In a wide-ranging discussion on stage at Mobile World Congress in Barcelona on Monday, Google senior vice president Sundar Pichai offered his views on lots of issues at the heart of the mobile telecommunications industry.
He used the time to confirm Google's plans to launch a mobile carrier in the U.S. and gave an update on progress of its ambitious Project Loon and Project Titan airborne Internet experiments. Here's what else he said:
On Android's marketshare and the iPhone 6
The launch of the iPhone 6 gave Apple's market share a boost in the mobile market and put a little pressure on Android.
Pichai said he sees "very positive momentum" on Android and Apple's jump wasn't a surprise, taking the chance to remind the audience that Android had been there first with large screens.
"We knew bigger phones would have an impact, we've been doing it for a while."
On the Samsung Galaxy S6
Less than 24 hours after its launch, Pichai pulled one from his jacket pocket and showed it to the audience.
The phone, he said, "represents the state of the art in what's possible in a smartphone."
The Chinese handset maker first rose to international recognition when former Google executive Hugo Barra moved from Mountain View to Beijing to head up its international strategy.

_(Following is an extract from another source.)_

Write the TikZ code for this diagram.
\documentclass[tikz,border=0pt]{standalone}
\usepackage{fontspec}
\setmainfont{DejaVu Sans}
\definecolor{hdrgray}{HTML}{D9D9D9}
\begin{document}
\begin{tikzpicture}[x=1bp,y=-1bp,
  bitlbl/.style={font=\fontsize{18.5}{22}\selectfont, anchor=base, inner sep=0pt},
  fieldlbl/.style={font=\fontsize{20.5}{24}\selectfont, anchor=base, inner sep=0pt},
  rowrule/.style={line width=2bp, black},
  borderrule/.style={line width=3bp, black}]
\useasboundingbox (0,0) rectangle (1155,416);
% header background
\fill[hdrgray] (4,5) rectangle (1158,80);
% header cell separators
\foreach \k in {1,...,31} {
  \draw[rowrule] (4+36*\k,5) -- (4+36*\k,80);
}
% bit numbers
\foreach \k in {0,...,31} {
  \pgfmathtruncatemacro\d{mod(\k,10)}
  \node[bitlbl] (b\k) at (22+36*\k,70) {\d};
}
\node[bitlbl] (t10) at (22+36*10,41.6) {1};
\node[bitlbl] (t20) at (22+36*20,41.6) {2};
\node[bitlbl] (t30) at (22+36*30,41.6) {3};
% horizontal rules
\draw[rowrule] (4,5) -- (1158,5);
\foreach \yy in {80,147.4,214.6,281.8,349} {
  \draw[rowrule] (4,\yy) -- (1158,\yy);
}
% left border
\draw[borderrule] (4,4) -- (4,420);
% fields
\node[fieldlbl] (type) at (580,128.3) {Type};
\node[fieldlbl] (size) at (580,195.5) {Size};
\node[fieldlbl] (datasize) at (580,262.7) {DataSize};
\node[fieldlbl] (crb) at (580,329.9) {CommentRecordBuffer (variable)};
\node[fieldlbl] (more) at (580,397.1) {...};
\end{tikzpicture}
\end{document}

But more recently, it's gained recognition for its unique strategy: one new phone a year with software updates every week.

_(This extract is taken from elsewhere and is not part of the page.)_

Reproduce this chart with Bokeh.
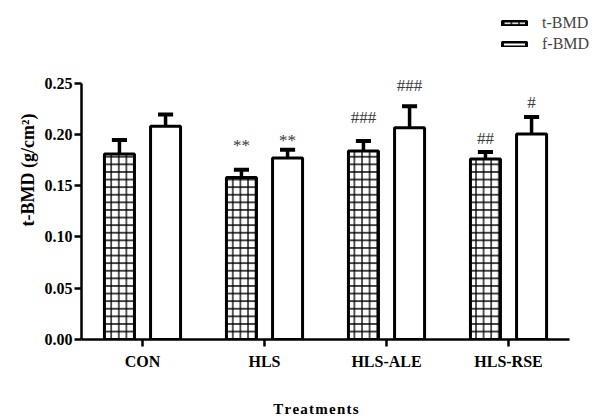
from bokeh.plotting import figure
from bokeh.models import (ColumnDataSource, FixedTicker, Range1d, Legend, LegendItem,
                          LabelSet, NumeralTickFormatter)
from bokeh.embed import file_html
from bokeh.resources import INLINE
import numpy as np

categories = ["CON", "HLS", "HLS-ALE", "HLS-RSE"]
t_bmd = [0.181, 0.158, 0.184, 0.176]
t_err = [0.0135, 0.0075, 0.0096, 0.0070]
f_bmd = [0.208, 0.177, 0.2065, 0.2005]
f_err = [0.0115, 0.0080, 0.0211, 0.0165]
t_marks = ["", "**", "###", "##"]
f_marks = ["", "**", "###", "#"]
# heights (g/cm2) at which the significance marks sit
t_mark_y = [0.0, 0.189, 0.217, 0.196]
f_mark_y = [0.0, 0.194, 0.248, 0.231]
y_ticks = [0.0, 0.05, 0.10, 0.15, 0.20, 0.25]

SERIF = "Liberation Serif"
idx = np.arange(len(categories)) + 0.5
off = 0.189
bw = 0.246
cap = 0.062

# frame spans the whole top/right of the canvas so the legend is not clipped;
# axis lines are bounded to the data area
p = figure(width=595, height=419, output_backend="svg", toolbar_location=None,
           x_range=Range1d(0, 4.213), y_range=Range1d(0, 0.3307),
           min_border_left=81, min_border_right=0, min_border_top=0, min_border_bottom=79)
p.outline_line_color = None
p.grid.visible = False
p.background_fill_color = "white"

def series(vals, errs, marks, mys, shift):
    xs = idx + shift
    top = np.array(vals) + np.array(errs)
    return ColumnDataSource(dict(x=xs, top=vals, up=top, x0=xs - cap, x1=xs + cap,
                                 mark=marks, ly=mys))

ts = series(t_bmd, t_err, t_marks, t_mark_y, -off)
fs = series(f_bmd, f_err, f_marks, f_mark_y, off)

for src in (ts, fs):
    p.segment(x0="x", y0="top", x1="x", y1="up", source=src, line_width=3.5, line_color="black")
    p.segment(x0="x0", y0="up", x1="x1", y1="up", source=src, line_width=4, line_color="black")

rt = p.vbar(x="x", top="top", width=bw, source=ts, fill_color="white", line_color="black",
            line_width=3, hatch_pattern="+", hatch_scale=7.6, hatch_weight=1.3, hatch_color="black")
rf = p.vbar(x="x", top="top", width=bw, source=fs, fill_color="white", line_color="black",
            line_width=3)

for src in (ts, fs):
    p.add_layout(LabelSet(x="x", y="ly", text="mark", source=src, text_align="center",
                          text_baseline="middle", text_font=SERIF, text_font_size="17px",
                          text_color="#3a3a3a"))

# axes
p.yaxis.ticker = FixedTicker(ticks=y_ticks)
p.yaxis.formatter = NumeralTickFormatter(format="0.00")
p.yaxis.bounds = (0, 0.25)
p.xaxis.ticker = FixedTicker(ticks=list(idx))
p.xaxis.major_label_overrides = {float(v): c for v, c in zip(idx, categories)}
p.xaxis.bounds = (0, 4)
for ax in (p.xaxis, p.yaxis):
    ax.axis_line_width = 2.5
    ax.major_tick_line_width = 2.5
    ax.major_tick_out = 7
    ax.major_tick_in = 0
    ax.minor_tick_line_color = None
    ax.major_label_text_font = SERIF
    ax.major_label_text_font_style = "bold"
    ax.major_label_text_font_size = "16px"
    ax.major_label_text_color = "black"
    ax.axis_label_text_font = SERIF
    ax.axis_label_text_font_style = "bold"
    ax.axis_label_text_color = "black"
p.xaxis.major_label_standoff = 6
p.xaxis.axis_label = "\u200a".join("Treatments") + "\u2003\u2003\u2003"
p.xaxis.axis_label_text_font_size = "15px"
p.xaxis.axis_label_standoff = 28
p.yaxis.major_label_standoff = 2
p.yaxis.axis_label = "t-BMD (g/cm\u00b2)"
p.yaxis.axis_label_text_font_size = "18px"
p.yaxis.axis_label_standoff = 4

legend = Legend(items=[LegendItem(label="t-BMD", renderers=[rt]),
                       LegendItem(label="f-BMD", renderers=[rf])],
                location=(418, 286), orientation="vertical",
                glyph_width=30, glyph_height=6, label_height=17, label_standoff=13,
                label_text_font=SERIF, label_text_font_size="16px", spacing=3, padding=0,
                margin=0, background_fill_alpha=0, border_line_color=None)
p.add_layout(legend, "center")

open("out.html", "w").write(file_html(p, INLINE))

Pichai sidestepped direct comment on the company, but said he would love to see Google services rolled out in China (something not possible since most of the company's products are blocked in China) and was exploring the possibility of launch a version of the Play Store in the country.

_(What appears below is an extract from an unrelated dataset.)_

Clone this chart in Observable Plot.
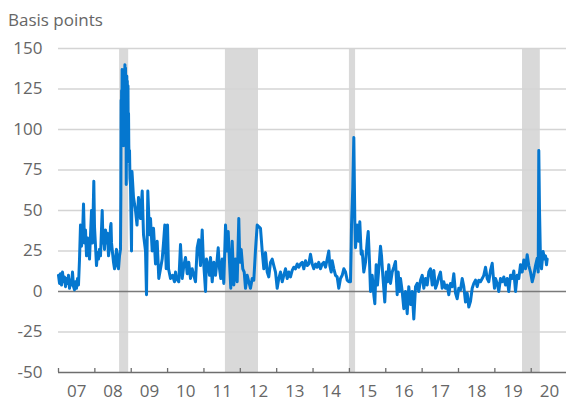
<!DOCTYPE html>
<html>
<head>
<meta charset="utf-8">
<script src="https://cdn.jsdelivr.net/npm/d3@7"></script>
<script src="https://cdn.jsdelivr.net/npm/@observablehq/plot@0.6"></script>
<style>
  html, body { margin: 0; padding: 0; background: #fff; }
  #chart { position: relative; width: 566px; height: 401px; }
</style>
</head>
<body>
<div id="chart"></div>
<script>
// Y-axis title
const yTitle = "Basis points";
// Y ticks
const yTicks = [-50, -25, 0, 25, 50, 75, 100, 125, 150];
// Year boundaries and labels
const yearTicks = [2007, 2008, 2009, 2010, 2011, 2012, 2013, 2014, 2015, 2016, 2017, 2018, 2019, 2020];
const yearLabels = ["07","08","09","10","11","12","13","14","15","16","17","18","19","20"];
// Shaded periods (decimal years)
const shadeStart = [2008.68, 2011.59, 2015.00, 2019.76];
const shadeEnd   = [2008.93, 2012.50, 2015.17, 2020.25];
// Series: [decimal year, basis points]
const series = [
[2007.000,10],[2007.028,5],[2007.055,11],[2007.083,4],[2007.110,12],[2007.138,6],[2007.165,9],[2007.193,3],[2007.220,8],[2007.248,5],[2007.275,10],[2007.303,2],[2007.330,7],[2007.358,4],[2007.385,12],[2007.413,3],[2007.440,1],[2007.468,6],[2007.495,2],[2007.523,8],[2007.550,4],[2007.578,20],[2007.605,41],[2007.633,28],[2007.660,35],[2007.688,54],[2007.715,30],[2007.743,38],[2007.770,22],[2007.798,33],[2007.825,28],[2007.853,20],[2007.880,35],[2007.908,50],[2007.935,30],[2007.971,68],[2007.990,40],
[2008.018,28],[2008.045,16],[2008.073,24],[2008.100,20],[2008.128,26],[2008.155,22],[2008.202,50],[2008.224,30],[2008.238,34],[2008.265,26],[2008.293,38],[2008.320,30],[2008.348,36],[2008.375,22],[2008.403,27],[2008.430,40],[2008.444,42],[2008.458,30],[2008.485,24],[2008.513,18],[2008.540,14],[2008.568,20],[2008.595,26],[2008.623,16],[2008.650,14],[2008.678,22],[2008.705,26],
[2008.715,60],[2008.722,118],[2008.728,96],[2008.735,124],[2008.742,100],[2008.750,137],[2008.757,112],[2008.765,135],[2008.772,92],[2008.780,120],[2008.788,90],[2008.796,128],[2008.803,105],[2008.810,137],[2008.818,115],[2008.826,140],[2008.834,120],[2008.843,138],[2008.850,110],[2008.856,125],[2008.863,66],[2008.870,100],[2008.878,133],[2008.885,110],[2008.892,130],[2008.900,100],[2008.911,127],[2008.918,95],[2008.926,110],[2008.933,91],[2008.942,80],[2008.953,87],[2008.965,70],[2008.980,66],
[2009.008,25],[2009.021,74],[2009.063,58],[2009.118,50],[2009.159,41],[2009.200,58],[2009.255,45],[2009.302,62],[2009.338,35],[2009.393,25],[2009.420,-2],[2009.456,62],[2009.503,35],[2009.530,45],[2009.577,25],[2009.613,39],[2009.668,17],[2009.714,31],[2009.758,8],[2009.805,14],[2009.852,20],[2009.888,30],[2009.923,41],[2009.962,14],[2009.998,41],
[2010.025,14],[2010.080,8],[2010.135,10],[2010.190,6],[2010.218,12],[2010.245,8],[2010.308,6],[2010.355,29],[2010.402,8],[2010.446,16],[2010.493,21],[2010.539,11],[2010.583,18],[2010.630,8],[2010.677,14],[2010.721,10],[2010.768,6],[2010.814,27],[2010.858,32],[2010.905,16],[2010.952,38],[2010.979,22],
[2011.015,10],[2011.043,0],[2011.070,20],[2011.117,16],[2011.153,10],[2011.180,21],[2011.227,6],[2011.271,18],[2011.318,10],[2011.364,20],[2011.392,27],[2011.428,14],[2011.463,8],[2011.502,20],[2011.546,5],[2011.593,41],[2011.628,25],[2011.667,37],[2011.703,18],[2011.738,2],[2011.777,31],[2011.821,4],[2011.868,20],[2011.914,6],[2011.958,45],[2011.986,18],
[2012.024,26],[2012.068,14],[2012.107,12],[2012.143,2],[2012.189,10],[2012.233,6],[2012.280,2],[2012.327,8],[2012.371,7],[2012.418,26],[2012.464,41],[2012.508,40],[2012.555,39],[2012.602,25],[2012.646,14],[2012.693,24],[2012.739,12],[2012.783,9],[2012.830,18],[2012.877,20],[2012.921,16],[2012.968,12],
[2013.014,2],[2013.058,8],[2013.105,12],[2013.152,6],[2013.196,10],[2013.243,14],[2013.289,8],[2013.333,12],[2013.380,9],[2013.427,13],[2013.471,15],[2013.518,14],[2013.564,17],[2013.608,15],[2013.655,17],[2013.702,18],[2013.746,14],[2013.793,19],[2013.839,16],[2013.883,17],[2013.930,23],[2013.977,17],
[2014.021,14],[2014.068,17],[2014.114,15],[2014.158,18],[2014.205,14],[2014.252,17],[2014.296,18],[2014.343,15],[2014.389,20],[2014.433,25],[2014.461,16],[2014.499,12],[2014.527,19],[2014.571,14],[2014.618,10],[2014.664,9],[2014.708,2],[2014.755,8],[2014.802,10],[2014.846,14],[2014.893,12],[2014.939,7],[2014.983,6],
[2015.030,6],[2015.049,28],[2015.058,41],[2015.093,64],[2015.121,95],[2015.149,43],[2015.168,27],[2015.214,41],[2015.258,31],[2015.286,43],[2015.324,23],[2015.352,25],[2015.396,12],[2015.443,18],[2015.489,31],[2015.517,37],[2015.553,18],[2015.580,0],[2015.627,10],[2015.671,-2],[2015.699,-7.5],[2015.736,16.5],[2015.772,4],[2015.808,14],[2015.855,28],[2015.883,22],[2015.918,10],[2015.973,-6.5],
[2016.011,12],[2016.048,6],[2016.083,16.5],[2016.130,5],[2016.177,12],[2016.221,15],[2016.268,18.5],[2016.314,-2],[2016.342,12],[2016.378,0],[2016.405,8],[2016.452,0],[2016.496,-10.6],[2016.543,0],[2016.589,-13.7],[2016.633,3],[2016.680,-8],[2016.727,0],[2016.771,-17],[2016.818,3],[2016.864,5],[2016.908,0],[2016.955,7],
[2017.002,10],[2017.046,2],[2017.093,8],[2017.139,4],[2017.183,12],[2017.230,14],[2017.277,4],[2017.321,13],[2017.368,2],[2017.414,5],[2017.458,9],[2017.505,12],[2017.552,2],[2017.596,6],[2017.643,2],[2017.689,4],[2017.733,-2],[2017.780,5],[2017.827,3],[2017.871,11],[2017.918,-1],[2017.964,-4.5],
[2018.008,2],[2018.055,1],[2018.102,8],[2018.146,3],[2018.193,-6.5],[2018.239,-1],[2018.283,-9.6],[2018.330,-6],[2018.377,2],[2018.421,5],[2018.468,7],[2018.514,3],[2018.558,7],[2018.605,6],[2018.652,8],[2018.696,10],[2018.743,15],[2018.789,8],[2018.833,6],[2018.880,13],[2018.927,17.4],[2018.954,10],[2018.990,2],
[2019.018,8],[2019.064,5],[2019.108,0],[2019.155,8],[2019.202,6],[2019.246,9],[2019.293,4],[2019.339,8],[2019.383,0],[2019.430,10],[2019.477,8],[2019.521,12.7],[2019.568,0],[2019.614,10],[2019.658,8],[2019.705,16.5],[2019.752,12],[2019.796,19.5],[2019.843,14],[2019.889,22.7],[2019.933,16],[2019.980,12],
[2020.027,6],[2020.071,10],[2020.118,16],[2020.164,20.5],[2020.192,12],[2020.208,87],[2020.228,50],[2020.255,18.5],[2020.283,14],[2020.327,24.7],[2020.365,20],[2020.393,22],[2020.420,16.5],[2020.439,20]
];

const shades = shadeStart.map((s, i) => ({start: s, end: shadeEnd[i]}));
const data = series.map(([t, v]) => ({t, v}));
const midYears = yearTicks.map(y => y + 0.5);

const plot = Plot.plot({
  width: 566,
  height: 401,
  marginLeft: 58,
  marginRight: 0,
  marginTop: 48,
  marginBottom: 29,
  x: {domain: [2007, 2020.97], label: null},
  y: {domain: [-50, 150], label: null},
  style: {fontFamily: "'Open Sans', sans-serif", fontSize: "17px", color: "#666", background: "#fff"},
  marks: [
    Plot.rect(shades, {x1: "start", x2: "end", fill: "#d9d9d9"}),
    Plot.ruleY(yTicks.filter(d => d > 0 || d === -25), {stroke: "#d4d4d4", strokeWidth: 1.5}),
    Plot.ruleY([0], {stroke: "#7a7a7a", strokeWidth: 1.3}),
    Plot.line(data, {x: "t", y: "v", stroke: "#0577cf", strokeWidth: 3, strokeLinejoin: "round"}),
    Plot.ruleY([-50], {stroke: "#6e6e6e", strokeWidth: 1.3}),
    Plot.ruleX(yearTicks, {stroke: "#6e6e6e", strokeWidth: 1.3, insetTop: 320}),
    Plot.axisY(yTicks, {tickSize: 0, tickPadding: 16, fill: "#666", label: null, tickFormat: d => String(d)}),
    Plot.axisX(midYears, {tickSize: 0, tickPadding: 12, tickFormat: (d, i) => yearLabels[i], fill: "#666", label: null})
  ]
});

d3.select(plot).append("text")
  .attr("x", 8).attr("y", 26)
  .attr("fill", "#666")
  .attr("text-anchor", "start")
  .style("font-family", "'Open Sans', sans-serif")
  .style("font-size", "17px")
  .text(yTitle);

document.getElementById("chart").appendChild(plot);
</script>
</body>
</html>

"You see a lot of malware. There is a shared incentive for us to work there and we are working to make that possible."
The alternative Android distribution has gained fans among hardcore geeks and its backers recently criticized the control that Google exerts over the Android eco-system.
Pichai said he hasn't played around with a Cyanogen phone, so he doesn't know the platform's value proposition, but beyond the marketing message, "I would question building without Google services."
On Android Pay
Google Wallet hasn't taken off in any big way so far, but payments could be an important part of future smartphones. Android Pay is Google's payments platform, designed to sit under Google Wallet and competitors so that Android phones handle transactions in a standard way, no matter what the user-facing application.
Pichai said Google Wallet will be just one customer of Android Pay, under the company's vision. When asked about Samsung Pay, Pichai conceded Samsung is ahead -- he actually said Samsung is "on a slightly different time frame" -- but he expressed a desire to "work closely with them to see how we can align."